Work on SR 99 and I-90 is expected to cause congestion starting Friday evening, March 27 until Monday morning, March 30. The Alaskan Way Viaduct will be closed Saturday and Sunday during the day for its semi-annual inspection. Crews will also be working on SR 99 north of the Battery Street Tunnel and on westbound I-90 in the Mount Baker and Mercer Island tunnels from Friday night to Monday morning. That’s a lot of vital work packed into a short amount of time. We need to get these closures out of the way before our busy summer event and construction season heats up.

It doesn’t take a traffic engineer to know that when we close one stretch of highway, traffic goes other places. It’s also clear that closing lanes in the same direction on north/south or east/west routes at the same time would be a bad thing. When it’s possible we look at combining work to avoid spreading out the closures over multiple weekends. It’s kind of like putting together pieces of a puzzle.

Looking at this weekend’s closures, we know that closing SR 99 leads to more traffic on I-5 so we wouldn’t want to add to that additional traffic by also detouring eastbound I-90 to the express lanes for the weekend. The eastbound I-90 detour can create backups on I-5 since we only have about a mile to funnel traffic down from four lanes to one as it enters the express lanes. However, if we do the same detour to the I-90 express lanes westbound we avoid impacting I-5. And with more than two miles to get folks in the express lanes we have less of an impact on I-405.

Don’t get me wrong, we still expect to see heavier than normal weekend traffic around the region, particularly on alternate routes like I-5, I-405 and SR 520. People headed to Emerald City Comicon at the Washington State Convention Center, the Professional Bull Riders event at KeyArena and Taste Washington! at the CenturyLink Field Event Center will want to leave as early as they can so they don’t miss out on the fun. After all, when we close lanes, all that traffic has to go somewhere. We greatly appreciate your patience during this time.

So what exactly are our crews doing during these closures?

Well, on SR 99 our bridge inspection crews will be conducting their semi-annual inspection of the Alaskan Way Viaduct.

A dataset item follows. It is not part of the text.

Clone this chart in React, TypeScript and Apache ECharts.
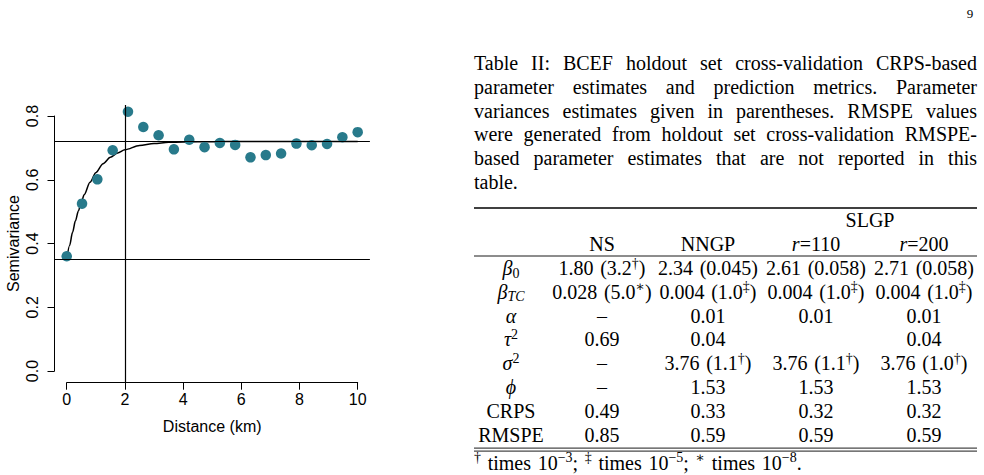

During the closure, crews get up close and personal with the viaduct to measure existing cracks and look for new ones, check for movement of the viaduct structure, and closely examine the viaduct’s foundations.

WSDOT bridge inspectors use Under Bridge Inspection Trucks (U-BITS)
to inspect the viaduct. This special equipment allows them to
see the bridge from all angles.
It’s pretty common for us to extend the closure boundaries during viaduct inspection weekends. This lets us and other agencies complete additional work with minimal added inconvenience to drivers. For instance, this weekend our contractor crews will complete important utility work just north of the Battery Street Tunnel while Seattle Department of Transportation contractor crews install large sign posts for future use. A bit further up the road, Seattle Public Utilities crews will do street restoration and drainage repairs.

Meanwhile, over on westbound I-90, contractor crews will be working inside of the Mount Baker and Mercer Island tunnels as part of a project to add all-day carpool lanes to I-90. In order to squeeze a fourth lane across I-90, from where the carpool lanes end now on Mercer Island to Seattle, we have to  upgrade our fire detection systems, fire sprinklers and hydrants, cameras and other items that help us keep drivers safe in the event of a fire or other incident inside the tunnels. Getting all that done will take a while but doing it during weekend closures maximizes the amount of time crews have to do their work while keeping drivers and workers safe. If we did the work with just nighttime closures it would significantly extend the amount of time needed for the project. As it is, this is the second of up to 30 directional weekend-long closures between now and mid-2017.

Crews work on the fire detection system inside the eastbound Mount Baker
Tunnel during an earlier weekend closure.
What can you do to help keep traffic moving during this weekend’s work? The most important thing is to know before you go. Check our Seattle traffic website, call 5-1-1 or check the WSDOT app for real-time travel information. Definitely plan ahead for congestion and add plenty of extra time to get where you need to go. If you can, consider using transit, delaying your trip, or traveling outside of times when we typically see higher traffic volumes (on weekends that’s usually between 10 a.m. and 8 p.m.). Also, expect congestion on alternate routes like I-405, I-5 and SR 520 as well as local streets.